Will Robie, the hit man, still has a conscience
This is #4 in David Baldacci's bestselling series about Will Robie, the hit man with a conscience. I had wondered how Baldacci could keep this kind of series going. His answer is to make it personal and go back to Robie's early days.
While a major hit by Robie is successful, the collateral damage of the death of a young boy by the same bullet is too emotional for Robie to take. He is not able to complete his next assignment.
His controller tells him to take a break and get himself together again. At the same time, he tells him that his estranged father has been arrested for murder. Reluctantly Robie goes back to the small Missippi town that he left over 20 years ago to find out what has happened. Robie has to face up to his past and the estranged father who physically and mentally abused him for so many years.

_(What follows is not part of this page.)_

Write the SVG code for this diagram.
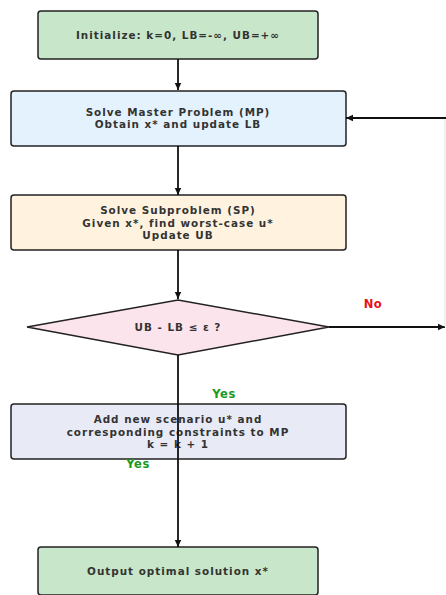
<svg xmlns="http://www.w3.org/2000/svg" width="446" height="595" viewBox="0 0 446 595">
<style>
.box{stroke:#222;stroke-width:1.5}
.t{font-family:"DejaVu Sans",sans-serif;font-weight:bold;font-size:10.4px;letter-spacing:1px;fill:#333;text-anchor:middle}
.c{stroke:#111;stroke-width:1.8;fill:none;marker-end:url(#ah)}
.yes{font-family:"DejaVu Sans",sans-serif;font-weight:bold;font-size:11.5px;letter-spacing:0.6px;fill:#1a9a1a;text-anchor:middle}
.no{font-family:"DejaVu Sans",sans-serif;font-weight:bold;font-size:11.5px;letter-spacing:0.6px;fill:#e8101a;text-anchor:middle}
</style>
<defs>
<marker id="ah" markerWidth="8" markerHeight="8" refX="7" refY="4" orient="auto" markerUnits="userSpaceOnUse">
<path d="M0,0.8 L7,4 L0,7.2 Z" fill="#111"/>
</marker>
</defs>
<rect width="446" height="595" fill="#fff"/>
<g id="init">
<rect class="box" x="38" y="11" width="280" height="48" rx="3" fill="#c8e6c9"/>
<text class="t" x="178" y="39">Initialize: k=0, LB=-∞, UB=+∞</text>
</g>
<g id="master">
<rect class="box" x="11" y="91" width="335" height="55" rx="3" fill="#e3f2fd"/>
<text class="t" x="178" y="115.5">Solve Master Problem (MP)</text>
<text class="t" x="178" y="128">Obtain x* and update LB</text>
</g>
<g id="sub">
<rect class="box" x="11" y="195" width="335" height="55" rx="3" fill="#fff3e0"/>
<text class="t" x="178" y="214">Solve Subproblem (SP)</text>
<text class="t" x="178" y="226.5">Given x*, find worst-case u*</text>
<text class="t" x="178" y="239">Update UB</text>
</g>
<g id="decision">
<polygon class="box" points="27,327 178,300 329,327 178,355" fill="#fce4ec" stroke-width="1.2"/>
<text class="t" x="178" y="331">UB - LB ≤ ε ?</text>
</g>
<g id="addcut">
<rect class="box" x="11" y="404" width="335" height="55" rx="3" fill="#e8eaf6"/>
<text class="t" x="178" y="423">Add new scenario u* and</text>
<text class="t" x="178" y="435.5">corresponding constraints to MP</text>
<text class="t" x="178" y="448">k = k + 1</text>
</g>
<g id="output">
<rect class="box" x="38" y="547" width="280" height="48" rx="3" fill="#c8e6c9"/>
<text class="t" x="178" y="575">Output optimal solution x*</text>
</g>
<g id="connectors">
<line class="c" x1="178" y1="59" x2="178" y2="90"/>
<line class="c" x1="178" y1="146" x2="178" y2="195"/>
<line class="c" x1="178" y1="250" x2="178" y2="299"/>
<line class="c" x1="329" y1="327" x2="445" y2="327"/>
<line x1="445" y1="118" x2="445" y2="327" stroke="#e4e4e4" stroke-width="1"/>
<line class="c" x1="446" y1="118" x2="346" y2="118"/>
<line class="c" x1="178" y1="355" x2="178" y2="547"/>
<text class="no" x="373" y="307.5">No</text>
<text class="yes" x="224" y="397.5">Yes</text>
<text class="yes" x="138" y="467.5">Yes</text>
</g>
</svg>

I enjoyed the first half of the book (3.5 stars) as Robie adjusts again to life in the small deep-south town he abandoned a long time ago. Many things have changed. His father is now a Judge, has remarried a beautiful woman around Robie's age and has a 3-year-old son (so he has a stepmother and stepbrother). He starts to come to grips with the past and tries to work out if he can help his father - the only way to get his father released is to find the actual murderer. But his father is not very enthusiastic about his help.

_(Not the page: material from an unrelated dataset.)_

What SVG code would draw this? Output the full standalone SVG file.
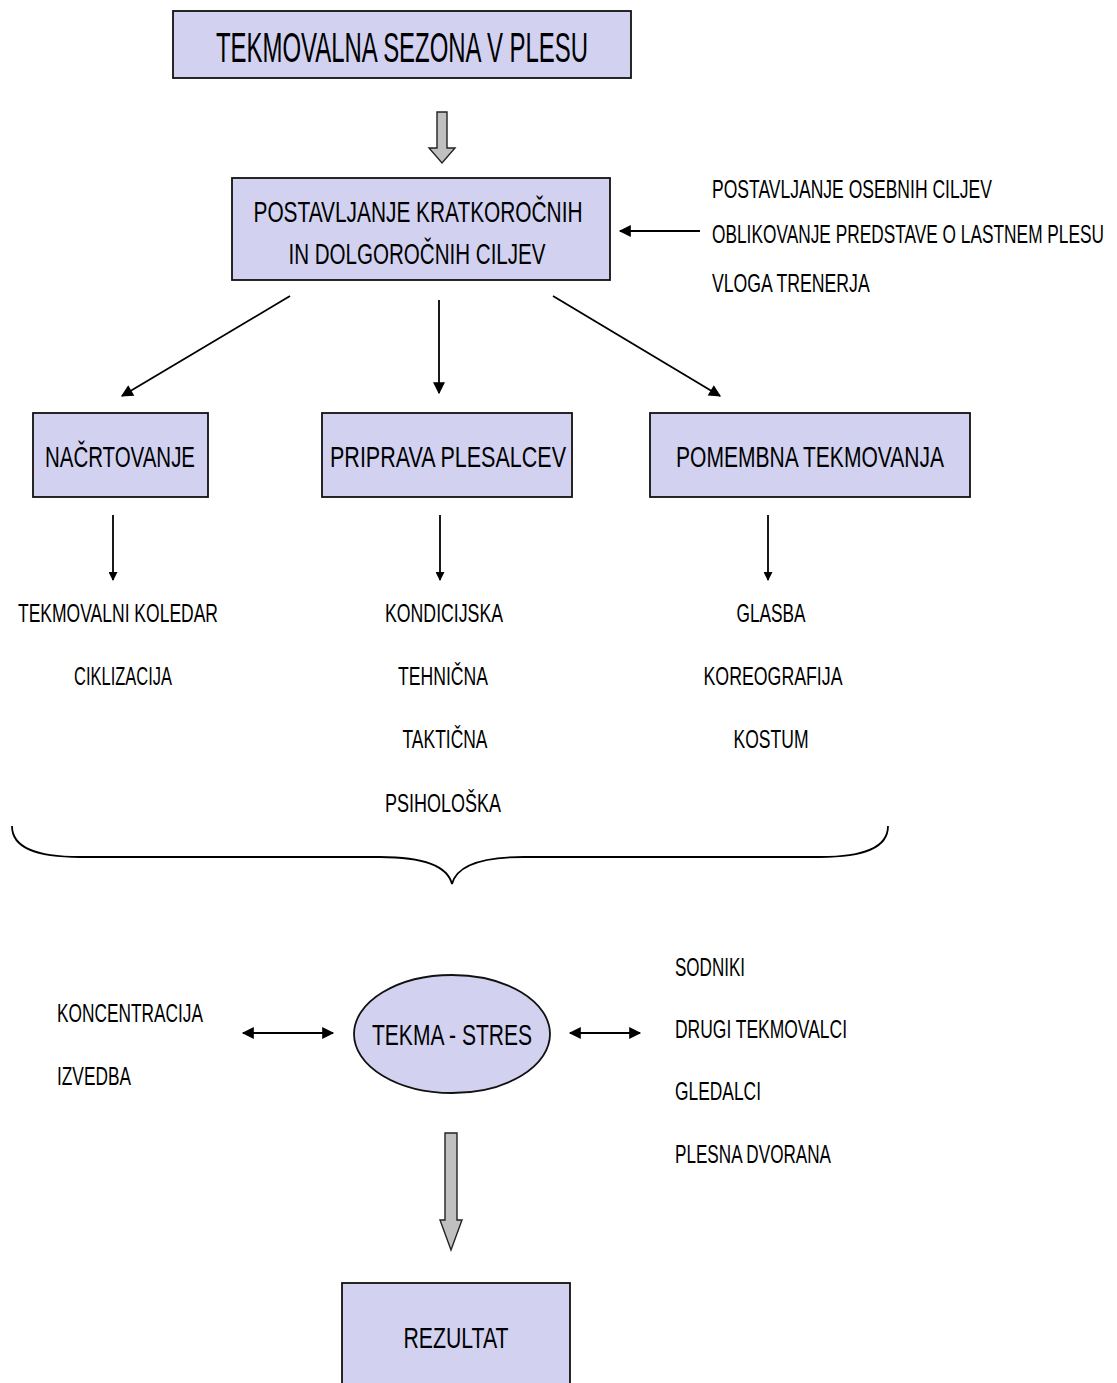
<svg xmlns="http://www.w3.org/2000/svg" width="1117" height="1383" viewBox="0 0 1117 1383">
  <style>
    .box { fill: #d2d2f0; stroke: #111; stroke-width: 1.8; }
    .t { font-family: "Liberation Sans", Arial, sans-serif; fill: #000; }
    .big { font-size: 42px; }
    .mid { font-size: 30px; }
    .sm { font-size: 26px; }
    .con { stroke: #000; stroke-width: 1.8; fill: none; }
    .block { fill: #c0c0c0; stroke: #222; stroke-width: 1.4; }
  </style>
  <defs>
    <marker id="ah" viewBox="0 0 10 10" refX="9" refY="5" markerWidth="10" markerHeight="9" markerUnits="userSpaceOnUse" orient="auto-start-reverse">
      <path d="M0,0 L10,5 L0,10 z" fill="#000"/>
    </marker>
    <marker id="ahb" viewBox="0 0 10 10" refX="9" refY="5" markerWidth="14" markerHeight="12" markerUnits="userSpaceOnUse" orient="auto-start-reverse">
      <path d="M0,0 L10,5 L0,10 z" fill="#000"/>
    </marker>
  </defs>

  <rect width="1117" height="1383" fill="#fff"/>

  <g id="season">
    <rect class="box" x="173" y="11" width="458" height="67"/>
    <text class="t big" x="402" y="62" text-anchor="middle" textLength="372" lengthAdjust="spacingAndGlyphs">TEKMOVALNA SEZONA V PLESU</text>
  </g>

  <g id="goals">
    <rect class="box" x="232" y="178" width="378" height="102"/>
    <text class="t mid" x="418" y="222" text-anchor="middle" textLength="329" lengthAdjust="spacingAndGlyphs">POSTAVLJANJE KRATKOROČNIH</text>
    <text class="t mid" x="417" y="264" text-anchor="middle" textLength="257" lengthAdjust="spacingAndGlyphs">IN DOLGOROČNIH CILJEV</text>
  </g>

  <!-- condensed with a horizontal scale so the long lines keep inside the page -->
  <g id="goal-factors">
    <text class="t sm" transform="translate(712,198) scale(0.66,1)" textLength="424" lengthAdjust="spacingAndGlyphs">POSTAVLJANJE OSEBNIH CILJEV</text>
    <text class="t sm" transform="translate(712,243) scale(0.66,1)" textLength="594" lengthAdjust="spacingAndGlyphs">OBLIKOVANJE PREDSTAVE O LASTNEM PLESU</text>
    <text class="t sm" transform="translate(712,292) scale(0.66,1)" textLength="239" lengthAdjust="spacingAndGlyphs">VLOGA TRENERJA</text>
  </g>

  <g id="planning">
    <rect class="box" x="33" y="413" width="175" height="84"/>
    <text class="t mid" x="120" y="467" text-anchor="middle" textLength="150" lengthAdjust="spacingAndGlyphs">NAČRTOVANJE</text>
  </g>

  <g id="preparation">
    <rect class="box" x="322" y="413" width="250" height="84"/>
    <text class="t mid" x="448" y="467" text-anchor="middle" textLength="236" lengthAdjust="spacingAndGlyphs">PRIPRAVA PLESALCEV</text>
  </g>

  <g id="competitions">
    <rect class="box" x="650" y="413" width="320" height="84"/>
    <text class="t mid" x="810" y="467" text-anchor="middle" textLength="268" lengthAdjust="spacingAndGlyphs">POMEMBNA TEKMOVANJA</text>
  </g>

  <g id="planning-items">
    <text class="t sm" x="118" y="622" text-anchor="middle" textLength="200" lengthAdjust="spacingAndGlyphs">TEKMOVALNI KOLEDAR</text>
    <text class="t sm" x="123" y="685" text-anchor="middle" textLength="98" lengthAdjust="spacingAndGlyphs">CIKLIZACIJA</text>
  </g>

  <g id="preparation-items">
    <text class="t sm" x="444" y="622" text-anchor="middle" textLength="118" lengthAdjust="spacingAndGlyphs">KONDICIJSKA</text>
    <text class="t sm" x="443" y="685" text-anchor="middle" textLength="90" lengthAdjust="spacingAndGlyphs">TEHNIČNA</text>
    <text class="t sm" x="445" y="748" text-anchor="middle" textLength="85" lengthAdjust="spacingAndGlyphs">TAKTIČNA</text>
    <text class="t sm" x="443" y="812" text-anchor="middle" textLength="116" lengthAdjust="spacingAndGlyphs">PSIHOLOŠKA</text>
  </g>

  <g id="competition-items">
    <text class="t sm" x="771" y="622" text-anchor="middle" textLength="69" lengthAdjust="spacingAndGlyphs">GLASBA</text>
    <text class="t sm" x="773" y="685" text-anchor="middle" textLength="139" lengthAdjust="spacingAndGlyphs">KOREOGRAFIJA</text>
    <text class="t sm" x="771" y="748" text-anchor="middle" textLength="75" lengthAdjust="spacingAndGlyphs">KOSTUM</text>
  </g>

  <g id="brace">
    <path class="con" d="M12,826 C12,848 36,857 80,857 L380,857 C420,857 447,864 452,884 C457,864 484,857 524,857 L820,857 C864,857 888,848 888,826"/>
  </g>

  <g id="stress">
    <ellipse class="box" cx="452" cy="1034" rx="98" ry="59"/>
    <text class="t mid" x="452" y="1045" text-anchor="middle" textLength="160" lengthAdjust="spacingAndGlyphs">TEKMA - STRES</text>
  </g>

  <g id="inner-factors">
    <text class="t sm" x="57" y="1022" textLength="146" lengthAdjust="spacingAndGlyphs">KONCENTRACIJA</text>
    <text class="t sm" x="57" y="1085" textLength="74" lengthAdjust="spacingAndGlyphs">IZVEDBA</text>
  </g>

  <g id="outer-factors">
    <text class="t sm" x="675" y="976" textLength="70" lengthAdjust="spacingAndGlyphs">SODNIKI</text>
    <text class="t sm" x="675" y="1038" textLength="172" lengthAdjust="spacingAndGlyphs">DRUGI TEKMOVALCI</text>
    <text class="t sm" x="675" y="1100" textLength="86" lengthAdjust="spacingAndGlyphs">GLEDALCI</text>
    <text class="t sm" x="675" y="1163" textLength="156" lengthAdjust="spacingAndGlyphs">PLESNA DVORANA</text>
  </g>

  <g id="result">
    <rect class="box" x="342" y="1283" width="228" height="110"/>
    <text class="t mid" x="456" y="1348" text-anchor="middle" textLength="105" lengthAdjust="spacingAndGlyphs">REZULTAT</text>
  </g>

  <g id="connectors">
    <!-- grey block arrows -->
    <polygon class="block" points="437,112 447,112 447,148 455,148 442,163 429,148 437,148"/>
    <polygon class="block" points="445,1133 457,1133 457,1220 462,1220 451,1250 440,1220 445,1220"/>
    <!-- goal factors into goals -->
    <line class="con" x1="700" y1="231" x2="620" y2="231" marker-end="url(#ahb)"/>
    <!-- goals to the three areas -->
    <line class="con" x1="290" y1="296" x2="122" y2="396" marker-end="url(#ahb)"/>
    <line class="con" x1="439" y1="300" x2="439" y2="393" marker-end="url(#ahb)"/>
    <line class="con" x1="553" y1="296" x2="720" y2="396" marker-end="url(#ahb)"/>
    <!-- areas to their items -->
    <line class="con" x1="113" y1="515" x2="113" y2="580" marker-end="url(#ah)"/>
    <line class="con" x1="440" y1="515" x2="440" y2="580" marker-end="url(#ah)"/>
    <line class="con" x1="768" y1="515" x2="768" y2="580" marker-end="url(#ah)"/>
    <!-- two-way links around the stress node -->
    <line class="con" x1="243" y1="1033" x2="333" y2="1033" marker-start="url(#ahb)" marker-end="url(#ahb)"/>
    <line class="con" x1="570" y1="1033" x2="640" y2="1033" marker-start="url(#ahb)" marker-end="url(#ahb)"/>
  </g>
</svg>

The second part of the book is basically a third-rate whodunit (2 stars). When his colleague Jessica Reel comes to help him the body count escalates. Robie and Reel discover more murders, blackmail, pedophilia, incest, and consanguinity. Of course along the way they get ambushed and chased by the baddies. The eventual exposure of the murderer was so ridiculous that I actually laughed out loud.
The main saving grace is that at the end Robie stands out as an honorable and caring individual - once again an hit man with a conscience.